New country, so strange again to arrive somewhere new. It took two nights and a day to get here, we have decided that whenever we sail the first 2 nights are the hardest, so we are both wiped! So nice to be in clean water, so strange to not have any language skills (still working on that). We made it to porvenir and have cleared in… I think that is becoming rapidly the most expensive part of our trip by far. We’ve already had two canoes come and try to sell us Molas and fish…Hopefully we’ll be visiting lots of smaller islands where people actually live. Seems that there is a $5.00 charge to visit each island on top of our clearing in fee… yikes.
The guides talk about parrots and monkeys, hope to see some! Other than that, the immigration office was amazing, a window out to the sea and a palm tree, tropical paradise for sure. Sounds like people here have a good quality of life too, hopefully I’ll slow down after a good nap and be able to relax and enjoy the slower pace of life.
A proper weekend, so lovely to have a break. We are enjoying our anchorage away from everyone else. I woke up this morning to watch the sunrise and a kuna canoe sailing past… It was beautiful! Last night two Kuna Indians using very strange small pieces of lumber paddled over to the yacht, Phil said, funny looks like they should have an outboard, and they did, with some difficulty we realized they had run out of gas, so Phil gave them some of ours and we got a fish in return, I filleted my first little guy! He was pretty small, only good for an appetizer, but a delicious one at that.
Delicious dinner on the bbq and a good breeze.
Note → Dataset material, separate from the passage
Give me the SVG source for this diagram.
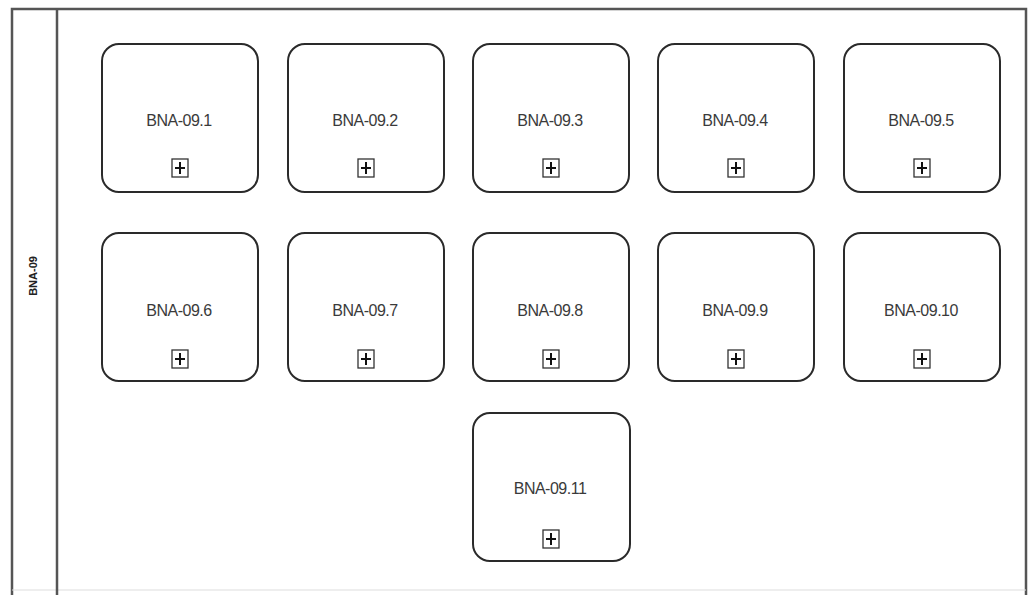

Today, I’m going snorkelling, trying to get odd jobs done, like going through the food cupboard (found a moldy box of dried pasta, how is that possible), cleaned out the cockpit (found ANOTHER dead flying fish, gross) and sorted through a few other things, tonight, oiling some of the teak but most importantly, SNORKELLING!!! And hopefully visiting a deserted island!
Feb 3, 2011
We have been to three anchorages so far, and I think it is safe to say we both miss “home” our deserted island near sugar island. We picked up anchor on Tuesday after a blowy, windy and grey few days. It was so great to have a secure anchorage to wait that out and also a good lesson for me to remember that it is the weather that decides when and where we are going, not us (a humbling experience for miss Type A). So, anchors up we headed past Green Island (sounded lovely in the cruising guide but was a parking lot filled with 21 boats) an up to Cocos Banderos, another lovely spot, not as sheltered and not as many boats to look for Bruce and Marcelle, didn’t see them, hoping htat they were tucked away somewhere safe and sound for the windy weather.
We headed down wind to Rio Diablo, a more modern village to our East. Such a different place and how much things are beginning to open my eyes for the many different ways people live. This modern village had women that didn’t wear traditional dress, cell phones, satellite tv, electricity, it also had no running water or indoor plumbing. Bathrooms were small rooms on stilts above the ocean, not sure what people who lived inland did. I met some lovely little kids, lots of them shyly saying Ola as we walked past. Stopped at a small shop, kind of, a thatch hut, with a counter and bought a few delicious tomatoes. To collect water for washing and drinking they had to paddle their canoes across a stretch of fairly sheltered water toward Rio Diablo, if they had an engine they got the poles out and poled across the sandbar, once in the river it was probably at least a 20 minute paddle far enough upstream to collect clean water. We had a hilarious time trying to pole our flimsy little origami boat over the mud, the paddles had holes in them where they pin together and those filled with mud, splattering both of us with each paddle.
The river was magical, so many birds, the sounds were incredible and the peace after being in the village with the generator and the sounds of people. The thing that was most amazing about it was the smell. Oh I wish I could bottle it, it smelled like Magic… flowers, fresh, clean, pure. Trying to capture what the river did for our souls is impossible. We met a man filling his buckets for home, the canoe was full and he was having his bath he told us with a grin.
The only not amazing thing about the river was the bugs. I have no idea what bit me, I know that Phil has a few bites but my legs are COVERED and I don’t think I have ever itched this hard since I had chickenpox. I wake myself up scratching, I haven’t realized I’m cheating until I realize I’m rubbing my legs against something slightly scratchy, oh the itch… So glad I was wearing a long sleeved shirt, I don’t think I will ever go without bugspray on a river again!
So now we are at our newest deserted island, Going for another swim in the cloudy, cool windy weather. For a tropical paradise I feel like everything is in grey. Hopefully we will go to a traditional village and another river before we have to leave for Colon. I’m falling in love with the Atlantic more and more every day.